INSTRUCTION: Exactly reproduce all the records, keeping pictures out of the copy.

RECORDS FOR THIS TASK:

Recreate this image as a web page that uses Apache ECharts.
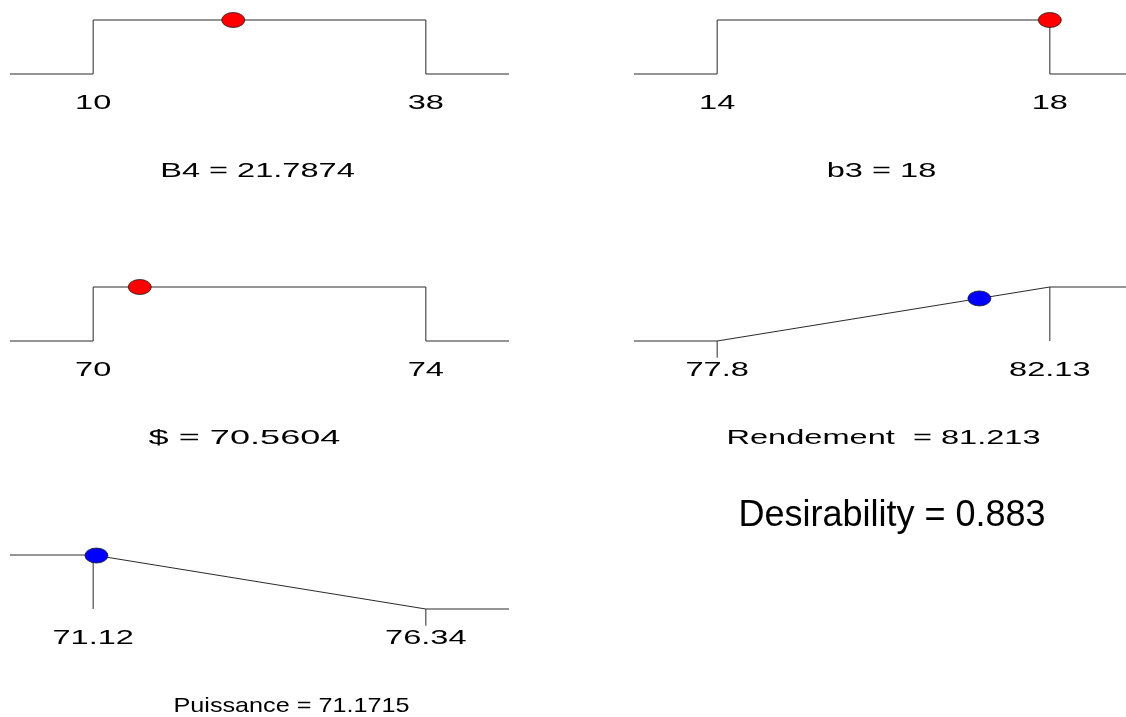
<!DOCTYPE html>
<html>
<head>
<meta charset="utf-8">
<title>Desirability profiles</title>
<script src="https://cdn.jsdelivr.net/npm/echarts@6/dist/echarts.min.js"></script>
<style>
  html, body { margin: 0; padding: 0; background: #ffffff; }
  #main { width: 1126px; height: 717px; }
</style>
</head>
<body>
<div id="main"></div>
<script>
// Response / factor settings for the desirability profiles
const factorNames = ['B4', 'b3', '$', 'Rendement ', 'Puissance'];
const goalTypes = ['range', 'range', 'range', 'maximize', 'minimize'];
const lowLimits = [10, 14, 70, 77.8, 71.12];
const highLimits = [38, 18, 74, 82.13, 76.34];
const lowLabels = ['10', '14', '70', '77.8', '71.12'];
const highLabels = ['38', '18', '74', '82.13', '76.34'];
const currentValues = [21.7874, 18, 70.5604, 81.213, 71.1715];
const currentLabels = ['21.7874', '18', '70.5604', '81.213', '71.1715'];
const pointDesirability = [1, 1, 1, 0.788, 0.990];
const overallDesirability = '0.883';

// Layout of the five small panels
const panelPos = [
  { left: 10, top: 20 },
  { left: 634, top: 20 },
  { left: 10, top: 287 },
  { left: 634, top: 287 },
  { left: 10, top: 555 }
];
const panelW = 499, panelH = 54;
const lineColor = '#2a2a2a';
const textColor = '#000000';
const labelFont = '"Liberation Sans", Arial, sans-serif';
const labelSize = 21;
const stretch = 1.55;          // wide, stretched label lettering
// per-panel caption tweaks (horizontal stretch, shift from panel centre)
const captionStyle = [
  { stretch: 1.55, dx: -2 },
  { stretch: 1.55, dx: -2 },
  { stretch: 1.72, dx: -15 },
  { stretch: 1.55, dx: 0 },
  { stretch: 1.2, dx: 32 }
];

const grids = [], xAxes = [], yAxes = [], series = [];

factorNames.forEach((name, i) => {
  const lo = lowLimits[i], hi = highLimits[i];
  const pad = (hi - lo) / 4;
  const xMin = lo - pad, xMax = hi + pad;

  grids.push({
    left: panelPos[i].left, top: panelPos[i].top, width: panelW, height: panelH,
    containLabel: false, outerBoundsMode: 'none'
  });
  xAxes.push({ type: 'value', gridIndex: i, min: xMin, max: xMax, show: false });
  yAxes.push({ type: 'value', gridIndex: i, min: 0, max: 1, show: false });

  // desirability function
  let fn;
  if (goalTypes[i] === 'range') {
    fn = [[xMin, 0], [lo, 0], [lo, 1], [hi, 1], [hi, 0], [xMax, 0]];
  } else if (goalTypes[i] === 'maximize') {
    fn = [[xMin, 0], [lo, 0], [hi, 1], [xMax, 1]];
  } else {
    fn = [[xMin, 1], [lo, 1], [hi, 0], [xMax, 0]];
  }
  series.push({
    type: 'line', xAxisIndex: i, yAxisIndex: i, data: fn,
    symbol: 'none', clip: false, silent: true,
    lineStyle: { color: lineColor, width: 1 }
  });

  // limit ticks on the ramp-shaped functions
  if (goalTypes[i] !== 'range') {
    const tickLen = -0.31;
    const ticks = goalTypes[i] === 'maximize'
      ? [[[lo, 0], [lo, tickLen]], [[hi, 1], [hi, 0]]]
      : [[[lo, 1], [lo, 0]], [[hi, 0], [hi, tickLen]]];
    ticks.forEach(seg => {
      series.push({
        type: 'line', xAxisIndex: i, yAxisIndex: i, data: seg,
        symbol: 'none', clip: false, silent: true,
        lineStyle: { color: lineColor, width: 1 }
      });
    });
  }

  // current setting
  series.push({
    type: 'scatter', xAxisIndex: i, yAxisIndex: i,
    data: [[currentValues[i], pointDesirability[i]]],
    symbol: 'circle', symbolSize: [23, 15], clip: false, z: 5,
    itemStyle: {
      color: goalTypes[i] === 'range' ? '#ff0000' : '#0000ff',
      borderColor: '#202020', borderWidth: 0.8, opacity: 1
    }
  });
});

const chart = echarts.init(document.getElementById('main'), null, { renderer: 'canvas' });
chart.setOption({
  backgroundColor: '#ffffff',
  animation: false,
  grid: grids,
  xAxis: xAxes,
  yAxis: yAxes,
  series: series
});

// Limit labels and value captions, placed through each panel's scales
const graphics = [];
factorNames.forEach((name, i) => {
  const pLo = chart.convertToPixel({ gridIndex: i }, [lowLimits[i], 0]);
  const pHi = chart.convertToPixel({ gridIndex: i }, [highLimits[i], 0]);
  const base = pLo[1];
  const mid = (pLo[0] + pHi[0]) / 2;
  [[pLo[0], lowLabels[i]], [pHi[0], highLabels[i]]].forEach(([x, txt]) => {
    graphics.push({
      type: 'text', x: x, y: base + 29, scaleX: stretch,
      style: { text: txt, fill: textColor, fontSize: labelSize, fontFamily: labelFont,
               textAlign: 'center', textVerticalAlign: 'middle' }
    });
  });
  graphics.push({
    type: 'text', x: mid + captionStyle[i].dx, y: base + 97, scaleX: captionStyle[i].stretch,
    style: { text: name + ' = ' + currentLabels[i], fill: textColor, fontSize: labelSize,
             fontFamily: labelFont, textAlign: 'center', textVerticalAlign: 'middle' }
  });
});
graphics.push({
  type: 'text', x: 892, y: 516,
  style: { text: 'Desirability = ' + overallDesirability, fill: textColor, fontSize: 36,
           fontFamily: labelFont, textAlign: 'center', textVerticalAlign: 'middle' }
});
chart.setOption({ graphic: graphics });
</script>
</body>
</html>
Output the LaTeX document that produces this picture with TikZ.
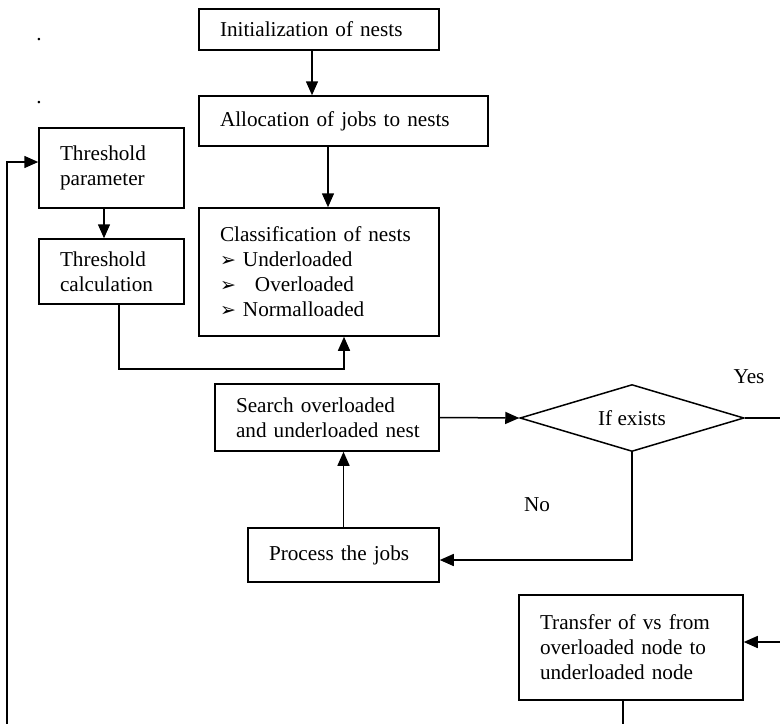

COMPLETE RESPONSE:
Recreate this image as a web page that uses Apache ECharts.
<!DOCTYPE html>
<html>
<head>
<meta charset="utf-8">
<title>Desirability profiles</title>
<script src="https://cdn.jsdelivr.net/npm/echarts@6/dist/echarts.min.js"></script>
<style>
  html, body { margin: 0; padding: 0; background: #ffffff; }
  #main { width: 1126px; height: 717px; }
</style>
</head>
<body>
<div id="main"></div>
<script>
// Response / factor settings for the desirability profiles
const factorNames = ['B4', 'b3', '$', 'Rendement ', 'Puissance'];
const goalTypes = ['range', 'range', 'range', 'maximize', 'minimize'];
const lowLimits = [10, 14, 70, 77.8, 71.12];
const highLimits = [38, 18, 74, 82.13, 76.34];
const lowLabels = ['10', '14', '70', '77.8', '71.12'];
const highLabels = ['38', '18', '74', '82.13', '76.34'];
const currentValues = [21.7874, 18, 70.5604, 81.213, 71.1715];
const currentLabels = ['21.7874', '18', '70.5604', '81.213', '71.1715'];
const pointDesirability = [1, 1, 1, 0.788, 0.990];
const overallDesirability = '0.883';

// Layout of the five small panels
const panelPos = [
  { left: 10, top: 20 },
  { left: 634, top: 20 },
  { left: 10, top: 287 },
  { left: 634, top: 287 },
  { left: 10, top: 555 }
];
const panelW = 499, panelH = 54;
const lineColor = '#2a2a2a';
const textColor = '#000000';
const labelFont = '"Liberation Sans", Arial, sans-serif';
const labelSize = 21;
const stretch = 1.55;          // wide, stretched label lettering
// per-panel caption tweaks (horizontal stretch, shift from panel centre)
const captionStyle = [
  { stretch: 1.55, dx: -2 },
  { stretch: 1.55, dx: -2 },
  { stretch: 1.72, dx: -15 },
  { stretch: 1.55, dx: 0 },
  { stretch: 1.2, dx: 32 }
];

const grids = [], xAxes = [], yAxes = [], series = [];

factorNames.forEach((name, i) => {
  const lo = lowLimits[i], hi = highLimits[i];
  const pad = (hi - lo) / 4;
  const xMin = lo - pad, xMax = hi + pad;

  grids.push({
    left: panelPos[i].left, top: panelPos[i].top, width: panelW, height: panelH,
    containLabel: false, outerBoundsMode: 'none'
  });
  xAxes.push({ type: 'value', gridIndex: i, min: xMin, max: xMax, show: false });
  yAxes.push({ type: 'value', gridIndex: i, min: 0, max: 1, show: false });

  // desirability function
  let fn;
  if (goalTypes[i] === 'range') {
    fn = [[xMin, 0], [lo, 0], [lo, 1], [hi, 1], [hi, 0], [xMax, 0]];
  } else if (goalTypes[i] === 'maximize') {
    fn = [[xMin, 0], [lo, 0], [hi, 1], [xMax, 1]];
  } else {
    fn = [[xMin, 1], [lo, 1], [hi, 0], [xMax, 0]];
  }
  series.push({
    type: 'line', xAxisIndex: i, yAxisIndex: i, data: fn,
    symbol: 'none', clip: false, silent: true,
    lineStyle: { color: lineColor, width: 1 }
  });

  // limit ticks on the ramp-shaped functions
  if (goalTypes[i] !== 'range') {
    const tickLen = -0.31;
    const ticks = goalTypes[i] === 'maximize'
      ? [[[lo, 0], [lo, tickLen]], [[hi, 1], [hi, 0]]]
      : [[[lo, 1], [lo, 0]], [[hi, 0], [hi, tickLen]]];
    ticks.forEach(seg => {
      series.push({
        type: 'line', xAxisIndex: i, yAxisIndex: i, data: seg,
        symbol: 'none', clip: false, silent: true,
        lineStyle: { color: lineColor, width: 1 }
      });
    });
  }

  // current setting
  series.push({
    type: 'scatter', xAxisIndex: i, yAxisIndex: i,
    data: [[currentValues[i], pointDesirability[i]]],
    symbol: 'circle', symbolSize: [23, 15], clip: false, z: 5,
    itemStyle: {
      color: goalTypes[i] === 'range' ? '#ff0000' : '#0000ff',
      borderColor: '#202020', borderWidth: 0.8, opacity: 1
    }
  });
});

const chart = echarts.init(document.getElementById('main'), null, { renderer: 'canvas' });
chart.setOption({
  backgroundColor: '#ffffff',
  animation: false,
  grid: grids,
  xAxis: xAxes,
  yAxis: yAxes,
  series: series
});

// Limit labels and value captions, placed through each panel's scales
const graphics = [];
factorNames.forEach((name, i) => {
  const pLo = chart.convertToPixel({ gridIndex: i }, [lowLimits[i], 0]);
  const pHi = chart.convertToPixel({ gridIndex: i }, [highLimits[i], 0]);
  const base = pLo[1];
  const mid = (pLo[0] + pHi[0]) / 2;
  [[pLo[0], lowLabels[i]], [pHi[0], highLabels[i]]].forEach(([x, txt]) => {
    graphics.push({
      type: 'text', x: x, y: base + 29, scaleX: stretch,
      style: { text: txt, fill: textColor, fontSize: labelSize, fontFamily: labelFont,
               textAlign: 'center', textVerticalAlign: 'middle' }
    });
  });
  graphics.push({
    type: 'text', x: mid + captionStyle[i].dx, y: base + 97, scaleX: captionStyle[i].stretch,
    style: { text: name + ' = ' + currentLabels[i], fill: textColor, fontSize: labelSize,
             fontFamily: labelFont, textAlign: 'center', textVerticalAlign: 'middle' }
  });
});
graphics.push({
  type: 'text', x: 892, y: 516,
  style: { text: 'Desirability = ' + overallDesirability, fill: textColor, fontSize: 36,
           fontFamily: labelFont, textAlign: 'center', textVerticalAlign: 'middle' }
});
chart.setOption({ graphic: graphics });
</script>
</body>
</html>
Output the LaTeX document that produces this picture with TikZ.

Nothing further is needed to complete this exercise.